There are two places I absolutely dread going to. One is the DMV and the other is the Post Office. I was elated when the grocery store started selling stamps. No more trips to the Post Office for stamps. A dream came true when the Post Office installed a self service machine for buying stamps and postage for large envelopes. I no longer had to wait in a long endless line.
On Saturday morning I went to the Glendale Post Office to mail my tax information to the accountant. Surprisingly, there was no line. Instead of using the self service machine I walked over to the counter and waited where the line usually forms. One female postal worker was standing in the middle counter position with her back to me talking to another female poster worker who was standing a few feet away by the bins where packages are collected. The woman standing by the bins could clearly see me standing in line yet she continued her conversation with woman at the counter who did not know I was waiting. I decided to see how long they would talk before I would be acknowledged. The woman continued their conversation for a bit until the woman facing me turned and walked into the back room. Do you think she told the other woman that a customer was waiting? Of course she didn’t. Then the woman working the counter walked back and stood by the bins. After about twenty seconds the woman from the back room came out and continued her conversation with the woman working the counter. Once again she elected not to inform her coworker that I was waiting for assistance. The two women carried on their conversation for what seemed to be a few minutes while I stood there waiting. Finally the woman from the back room turned and walked away. The woman working the counter turned around and finally saw me. She approached her window and asked how she could help me.
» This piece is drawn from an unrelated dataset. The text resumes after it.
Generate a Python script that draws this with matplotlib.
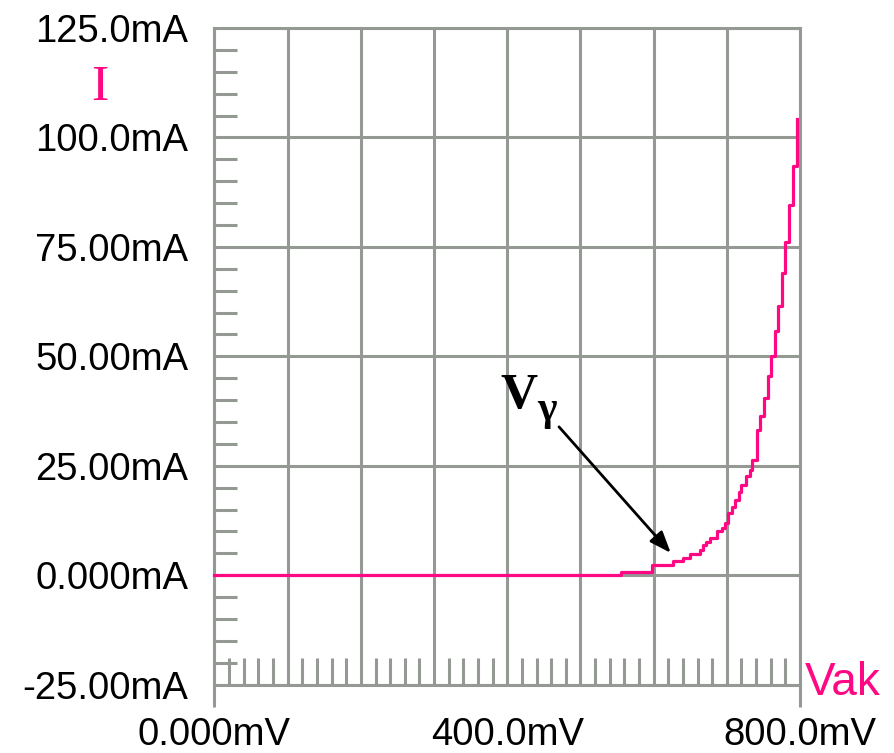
import matplotlib
matplotlib.use("Agg")
import matplotlib.pyplot as plt
from matplotlib import font_manager as fm
from matplotlib.ticker import MultipleLocator, FixedLocator, FixedFormatter

# ---- data ----
vak_mV = [0, 556, 598, 627, 640, 650, 663, 667, 672, 677,
          687, 693, 697, 701, 707, 711, 716, 720, 726, 731,
          735, 741, 746, 751, 756, 760, 766, 770, 775, 780,
          785, 791, 795.5]
i_mA = [0, 0.7, 2.4, 3.15, 4.05, 4.85, 5.8, 7.0, 7.7, 8.5,
        10.0, 10.8, 11.9, 14.2, 15.7, 17.2, 19.1, 20.7, 22.6, 24.1,
        26.4, 33.2, 36.4, 40.6, 45.4, 50.1, 55.9, 61.6, 69.0, 76.2,
        84.6, 93.5, 104.3]

x_ticks = [0, 100, 200, 300, 400, 500, 600, 700, 800]
x_labels = ["0.000mV", "", "", "", "400.0mV", "", "", "", "800.0mV"]
y_ticks = [-25, 0, 25, 50, 75, 100, 125]
y_labels = ["-25.00mA", "0.000mA", "25.00mA", "50.00mA", "75.00mA", "100.0mA", "125.0mA"]

GRAY = "#949994"
PINK = "#FF0883"

avail = {f.name for f in fm.fontManager.ttflist}
if "Liberation Sans Narrow" in avail:
    tick_font, tick_size = "Liberation Sans Narrow", 31
else:
    tick_font, tick_size = "Liberation Sans", 27.5

fig = plt.figure(figsize=(8.95, 7.53), dpi=100)
ax = fig.add_axes([214.5 / 895, 1 - 684.7 / 753, (800 - 214.5) / 895, (684.7 - 28) / 753])

ax.set_xlim(0, 800)
ax.set_ylim(-25, 125)

# grid
ax.xaxis.set_major_locator(FixedLocator(x_ticks))
ax.xaxis.set_major_formatter(FixedFormatter(x_labels))
ax.yaxis.set_major_locator(FixedLocator(y_ticks))
ax.yaxis.set_major_formatter(FixedFormatter(y_labels))
ax.xaxis.set_minor_locator(MultipleLocator(20))
ax.yaxis.set_minor_locator(MultipleLocator(5))
ax.grid(True, which="major", color=GRAY, linewidth=2.2)
ax.set_axisbelow(True)

ax.tick_params(axis="both", which="major", length=0, labelsize=tick_size)
ax.tick_params(axis="x", which="major", pad=23)
ax.tick_params(axis="y", which="major", pad=19)
ax.tick_params(axis="x", which="minor", direction="in", length=19.5, width=2.2, color=GRAY)
ax.tick_params(axis="y", which="minor", direction="in", length=16.5, width=2.2, color=GRAY)
for lab in ax.get_xticklabels() + ax.get_yticklabels():
    lab.set_fontfamily(tick_font)
    lab.set_color("black")

for sp in ax.spines.values():
    sp.set_color(GRAY)
    sp.set_linewidth(2.2)

# spine extensions below the x axis
ext = 22 / 656.7
ax.plot([0, 0], [0, -ext], transform=ax.transAxes, color=GRAY, lw=2.2, clip_on=False, solid_capstyle="butt")
ax.plot([1, 1], [0, -ext], transform=ax.transAxes, color=GRAY, lw=2.2, clip_on=False, solid_capstyle="butt")

# curve
ax.plot(vak_mV, i_mA, drawstyle="steps-post", color=PINK, lw=2.3, zorder=5, clip_on=False)

# axis names
fig.text(100 / 895, 1 - 100 / 753, "I", color=PINK, fontfamily="Liberation Serif",
         fontsize=37, ha="center", va="baseline")
ax.text(806.8, -27.3, "Vak", color=PINK, fontfamily="Liberation Sans", fontsize=33,
        ha="left", va="baseline", clip_on=False)

# V_gamma annotation
ax.text(390, 38.3, "V", fontfamily="Liberation Serif", fontweight="bold", fontsize=37,
        ha="left", va="baseline")
ax.text(441, 35.5, "γ", fontfamily="Liberation Serif", fontweight="bold", fontsize=30,
        ha="left", va="baseline")
ax.annotate("", xy=(623.4, 5.1), xytext=(470.7, 33.9),
            arrowprops=dict(arrowstyle="-|>,head_length=1.3,head_width=0.5",
                            color="black", lw=2, shrinkA=0, shrinkB=0), zorder=6)

fig.savefig("out.png", dpi=100)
I was utterly stunned that the woman from the back room didn’t tell her peer working the counter that a customer was waiting. Evidently her conversation was more important than a customer waiting for assistance. It was customer service at its worst. It’s no wonder the Post Office has such a horrible reputation. The cheery male postal worker with the great customer service skills in their commercials is a fallacy.
There’s this ad that runs on Howard Stern about some sort of stamp system that you can have at home. I’ll write it down the next time I hear the ad! Maybe you should carry a little bell with you the next time and when they ignore you, place it on the counter and start dinging the shit out of it and yelling “SERVICE PLEASE!” LOL!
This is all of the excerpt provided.